**Your instructions:**
Leave out any picture and return the remaining listing below exactly as given.

******************************

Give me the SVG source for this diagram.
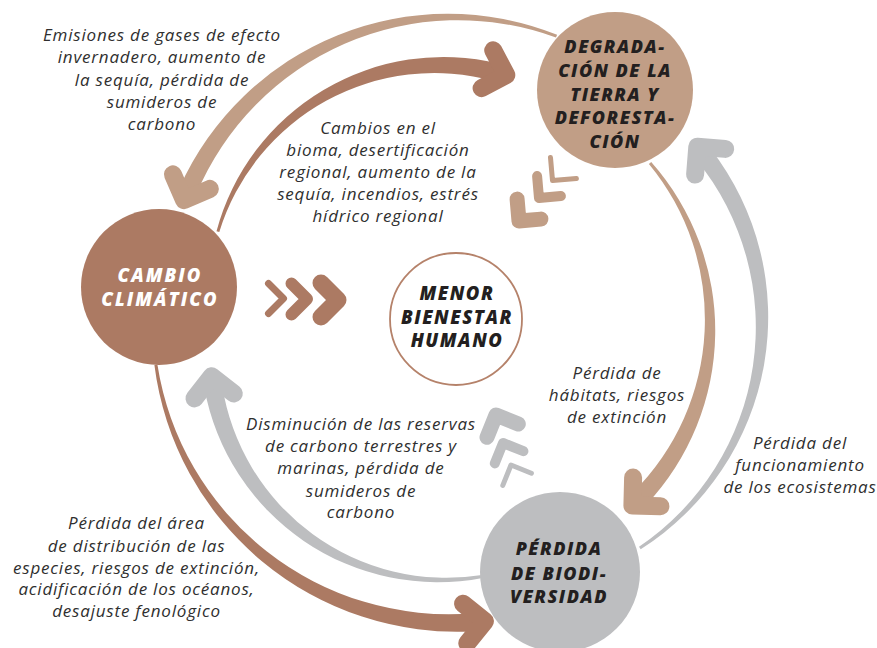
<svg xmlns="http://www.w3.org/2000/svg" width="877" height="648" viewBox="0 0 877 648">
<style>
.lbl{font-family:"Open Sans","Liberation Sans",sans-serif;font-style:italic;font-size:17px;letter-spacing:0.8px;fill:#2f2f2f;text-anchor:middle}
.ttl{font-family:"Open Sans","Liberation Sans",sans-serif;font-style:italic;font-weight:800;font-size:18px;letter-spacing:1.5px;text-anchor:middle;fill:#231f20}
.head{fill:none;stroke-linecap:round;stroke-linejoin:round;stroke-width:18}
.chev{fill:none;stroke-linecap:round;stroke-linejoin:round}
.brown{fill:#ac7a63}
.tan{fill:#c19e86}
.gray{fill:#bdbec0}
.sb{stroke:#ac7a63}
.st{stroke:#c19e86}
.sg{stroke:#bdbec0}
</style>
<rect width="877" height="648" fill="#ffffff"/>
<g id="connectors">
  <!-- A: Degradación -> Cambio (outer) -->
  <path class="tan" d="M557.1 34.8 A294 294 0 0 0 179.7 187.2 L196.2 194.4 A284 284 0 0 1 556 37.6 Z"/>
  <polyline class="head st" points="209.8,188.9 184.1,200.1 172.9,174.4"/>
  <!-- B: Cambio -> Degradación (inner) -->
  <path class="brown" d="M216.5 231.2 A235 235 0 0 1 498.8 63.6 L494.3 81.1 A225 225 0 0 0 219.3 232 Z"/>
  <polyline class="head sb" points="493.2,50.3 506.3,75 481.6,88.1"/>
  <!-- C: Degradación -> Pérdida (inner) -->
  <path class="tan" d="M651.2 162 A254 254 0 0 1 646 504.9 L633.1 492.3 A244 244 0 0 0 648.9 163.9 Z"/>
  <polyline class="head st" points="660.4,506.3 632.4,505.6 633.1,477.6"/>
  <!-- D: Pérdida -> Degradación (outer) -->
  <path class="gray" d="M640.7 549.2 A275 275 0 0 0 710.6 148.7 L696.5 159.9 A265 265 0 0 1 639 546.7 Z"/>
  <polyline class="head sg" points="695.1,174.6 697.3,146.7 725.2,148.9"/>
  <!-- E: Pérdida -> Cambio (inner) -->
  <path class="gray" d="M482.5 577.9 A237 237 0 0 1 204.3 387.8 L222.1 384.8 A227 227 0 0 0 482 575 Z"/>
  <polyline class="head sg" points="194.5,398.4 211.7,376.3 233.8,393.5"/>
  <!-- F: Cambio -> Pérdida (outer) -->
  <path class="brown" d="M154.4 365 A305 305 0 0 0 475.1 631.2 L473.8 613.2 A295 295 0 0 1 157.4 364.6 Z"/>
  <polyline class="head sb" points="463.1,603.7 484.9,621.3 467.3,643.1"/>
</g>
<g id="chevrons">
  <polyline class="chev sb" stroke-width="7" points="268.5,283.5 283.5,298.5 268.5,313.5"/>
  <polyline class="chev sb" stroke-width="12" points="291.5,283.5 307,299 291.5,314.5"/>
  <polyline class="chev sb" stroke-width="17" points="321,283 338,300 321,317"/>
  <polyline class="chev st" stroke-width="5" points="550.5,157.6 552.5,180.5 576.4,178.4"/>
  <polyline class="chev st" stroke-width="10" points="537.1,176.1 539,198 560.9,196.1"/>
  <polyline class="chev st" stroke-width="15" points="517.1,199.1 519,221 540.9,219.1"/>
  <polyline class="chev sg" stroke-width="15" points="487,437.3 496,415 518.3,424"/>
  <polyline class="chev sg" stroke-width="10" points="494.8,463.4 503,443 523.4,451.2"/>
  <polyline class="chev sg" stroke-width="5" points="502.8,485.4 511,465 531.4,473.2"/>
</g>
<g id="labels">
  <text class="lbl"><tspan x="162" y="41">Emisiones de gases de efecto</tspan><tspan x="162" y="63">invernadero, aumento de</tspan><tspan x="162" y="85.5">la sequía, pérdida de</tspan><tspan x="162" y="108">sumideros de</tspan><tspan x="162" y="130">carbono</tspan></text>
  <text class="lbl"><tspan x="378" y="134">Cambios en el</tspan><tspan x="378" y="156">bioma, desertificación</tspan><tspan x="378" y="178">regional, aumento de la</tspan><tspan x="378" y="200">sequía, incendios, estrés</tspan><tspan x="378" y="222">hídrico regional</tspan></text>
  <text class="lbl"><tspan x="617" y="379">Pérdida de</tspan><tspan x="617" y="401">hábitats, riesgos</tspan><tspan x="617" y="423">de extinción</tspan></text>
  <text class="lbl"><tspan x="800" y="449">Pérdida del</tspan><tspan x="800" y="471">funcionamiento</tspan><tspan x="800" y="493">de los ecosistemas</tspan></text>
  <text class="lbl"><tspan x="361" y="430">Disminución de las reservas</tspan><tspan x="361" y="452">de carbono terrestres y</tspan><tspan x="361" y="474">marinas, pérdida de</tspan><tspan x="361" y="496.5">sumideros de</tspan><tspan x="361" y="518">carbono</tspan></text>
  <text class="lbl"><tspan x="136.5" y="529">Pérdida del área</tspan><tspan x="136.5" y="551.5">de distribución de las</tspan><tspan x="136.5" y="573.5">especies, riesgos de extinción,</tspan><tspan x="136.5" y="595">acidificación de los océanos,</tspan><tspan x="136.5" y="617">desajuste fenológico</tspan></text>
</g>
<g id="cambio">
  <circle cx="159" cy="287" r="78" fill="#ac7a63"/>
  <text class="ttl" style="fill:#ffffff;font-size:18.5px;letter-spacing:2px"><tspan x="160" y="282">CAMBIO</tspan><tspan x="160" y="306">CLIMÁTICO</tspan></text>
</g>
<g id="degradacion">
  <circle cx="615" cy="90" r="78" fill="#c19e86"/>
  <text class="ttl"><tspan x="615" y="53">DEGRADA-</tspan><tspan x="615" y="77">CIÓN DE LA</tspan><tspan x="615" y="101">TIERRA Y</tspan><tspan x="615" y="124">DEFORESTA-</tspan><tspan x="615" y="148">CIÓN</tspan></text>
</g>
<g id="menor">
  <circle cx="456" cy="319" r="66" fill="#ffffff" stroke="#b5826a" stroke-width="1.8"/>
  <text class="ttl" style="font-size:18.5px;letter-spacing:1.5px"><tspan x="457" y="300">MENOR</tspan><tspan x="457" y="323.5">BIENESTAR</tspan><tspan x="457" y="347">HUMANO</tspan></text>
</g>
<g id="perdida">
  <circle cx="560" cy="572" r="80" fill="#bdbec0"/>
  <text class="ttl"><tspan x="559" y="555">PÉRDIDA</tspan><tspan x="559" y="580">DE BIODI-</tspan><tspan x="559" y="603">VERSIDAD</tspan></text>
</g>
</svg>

******************************

**Exercise solution:**
Give me the SVG source for this diagram.
<svg xmlns="http://www.w3.org/2000/svg" width="877" height="648" viewBox="0 0 877 648">
<style>
.lbl{font-family:"Open Sans","Liberation Sans",sans-serif;font-style:italic;font-size:17px;letter-spacing:0.8px;fill:#2f2f2f;text-anchor:middle}
.ttl{font-family:"Open Sans","Liberation Sans",sans-serif;font-style:italic;font-weight:800;font-size:18px;letter-spacing:1.5px;text-anchor:middle;fill:#231f20}
.head{fill:none;stroke-linecap:round;stroke-linejoin:round;stroke-width:18}
.chev{fill:none;stroke-linecap:round;stroke-linejoin:round}
.brown{fill:#ac7a63}
.tan{fill:#c19e86}
.gray{fill:#bdbec0}
.sb{stroke:#ac7a63}
.st{stroke:#c19e86}
.sg{stroke:#bdbec0}
</style>
<rect width="877" height="648" fill="#ffffff"/>
<g id="connectors">
  <!-- A: Degradación -> Cambio (outer) -->
  <path class="tan" d="M557.1 34.8 A294 294 0 0 0 179.7 187.2 L196.2 194.4 A284 284 0 0 1 556 37.6 Z"/>
  <polyline class="head st" points="209.8,188.9 184.1,200.1 172.9,174.4"/>
  <!-- B: Cambio -> Degradación (inner) -->
  <path class="brown" d="M216.5 231.2 A235 235 0 0 1 498.8 63.6 L494.3 81.1 A225 225 0 0 0 219.3 232 Z"/>
  <polyline class="head sb" points="493.2,50.3 506.3,75 481.6,88.1"/>
  <!-- C: Degradación -> Pérdida (inner) -->
  <path class="tan" d="M651.2 162 A254 254 0 0 1 646 504.9 L633.1 492.3 A244 244 0 0 0 648.9 163.9 Z"/>
  <polyline class="head st" points="660.4,506.3 632.4,505.6 633.1,477.6"/>
  <!-- D: Pérdida -> Degradación (outer) -->
  <path class="gray" d="M640.7 549.2 A275 275 0 0 0 710.6 148.7 L696.5 159.9 A265 265 0 0 1 639 546.7 Z"/>
  <polyline class="head sg" points="695.1,174.6 697.3,146.7 725.2,148.9"/>
  <!-- E: Pérdida -> Cambio (inner) -->
  <path class="gray" d="M482.5 577.9 A237 237 0 0 1 204.3 387.8 L222.1 384.8 A227 227 0 0 0 482 575 Z"/>
  <polyline class="head sg" points="194.5,398.4 211.7,376.3 233.8,393.5"/>
  <!-- F: Cambio -> Pérdida (outer) -->
  <path class="brown" d="M154.4 365 A305 305 0 0 0 475.1 631.2 L473.8 613.2 A295 295 0 0 1 157.4 364.6 Z"/>
  <polyline class="head sb" points="463.1,603.7 484.9,621.3 467.3,643.1"/>
</g>
<g id="chevrons">
  <polyline class="chev sb" stroke-width="7" points="268.5,283.5 283.5,298.5 268.5,313.5"/>
  <polyline class="chev sb" stroke-width="12" points="291.5,283.5 307,299 291.5,314.5"/>
  <polyline class="chev sb" stroke-width="17" points="321,283 338,300 321,317"/>
  <polyline class="chev st" stroke-width="5" points="550.5,157.6 552.5,180.5 576.4,178.4"/>
  <polyline class="chev st" stroke-width="10" points="537.1,176.1 539,198 560.9,196.1"/>
  <polyline class="chev st" stroke-width="15" points="517.1,199.1 519,221 540.9,219.1"/>
  <polyline class="chev sg" stroke-width="15" points="487,437.3 496,415 518.3,424"/>
  <polyline class="chev sg" stroke-width="10" points="494.8,463.4 503,443 523.4,451.2"/>
  <polyline class="chev sg" stroke-width="5" points="502.8,485.4 511,465 531.4,473.2"/>
</g>
<g id="labels">
  <text class="lbl"><tspan x="162" y="41">Emisiones de gases de efecto</tspan><tspan x="162" y="63">invernadero, aumento de</tspan><tspan x="162" y="85.5">la sequía, pérdida de</tspan><tspan x="162" y="108">sumideros de</tspan><tspan x="162" y="130">carbono</tspan></text>
  <text class="lbl"><tspan x="378" y="134">Cambios en el</tspan><tspan x="378" y="156">bioma, desertificación</tspan><tspan x="378" y="178">regional, aumento de la</tspan><tspan x="378" y="200">sequía, incendios, estrés</tspan><tspan x="378" y="222">hídrico regional</tspan></text>
  <text class="lbl"><tspan x="617" y="379">Pérdida de</tspan><tspan x="617" y="401">hábitats, riesgos</tspan><tspan x="617" y="423">de extinción</tspan></text>
  <text class="lbl"><tspan x="800" y="449">Pérdida del</tspan><tspan x="800" y="471">funcionamiento</tspan><tspan x="800" y="493">de los ecosistemas</tspan></text>
  <text class="lbl"><tspan x="361" y="430">Disminución de las reservas</tspan><tspan x="361" y="452">de carbono terrestres y</tspan><tspan x="361" y="474">marinas, pérdida de</tspan><tspan x="361" y="496.5">sumideros de</tspan><tspan x="361" y="518">carbono</tspan></text>
  <text class="lbl"><tspan x="136.5" y="529">Pérdida del área</tspan><tspan x="136.5" y="551.5">de distribución de las</tspan><tspan x="136.5" y="573.5">especies, riesgos de extinción,</tspan><tspan x="136.5" y="595">acidificación de los océanos,</tspan><tspan x="136.5" y="617">desajuste fenológico</tspan></text>
</g>
<g id="cambio">
  <circle cx="159" cy="287" r="78" fill="#ac7a63"/>
  <text class="ttl" style="fill:#ffffff;font-size:18.5px;letter-spacing:2px"><tspan x="160" y="282">CAMBIO</tspan><tspan x="160" y="306">CLIMÁTICO</tspan></text>
</g>
<g id="degradacion">
  <circle cx="615" cy="90" r="78" fill="#c19e86"/>
  <text class="ttl"><tspan x="615" y="53">DEGRADA-</tspan><tspan x="615" y="77">CIÓN DE LA</tspan><tspan x="615" y="101">TIERRA Y</tspan><tspan x="615" y="124">DEFORESTA-</tspan><tspan x="615" y="148">CIÓN</tspan></text>
</g>
<g id="menor">
  <circle cx="456" cy="319" r="66" fill="#ffffff" stroke="#b5826a" stroke-width="1.8"/>
  <text class="ttl" style="font-size:18.5px;letter-spacing:1.5px"><tspan x="457" y="300">MENOR</tspan><tspan x="457" y="323.5">BIENESTAR</tspan><tspan x="457" y="347">HUMANO</tspan></text>
</g>
<g id="perdida">
  <circle cx="560" cy="572" r="80" fill="#bdbec0"/>
  <text class="ttl"><tspan x="559" y="555">PÉRDIDA</tspan><tspan x="559" y="580">DE BIODI-</tspan><tspan x="559" y="603">VERSIDAD</tspan></text>
</g>
</svg>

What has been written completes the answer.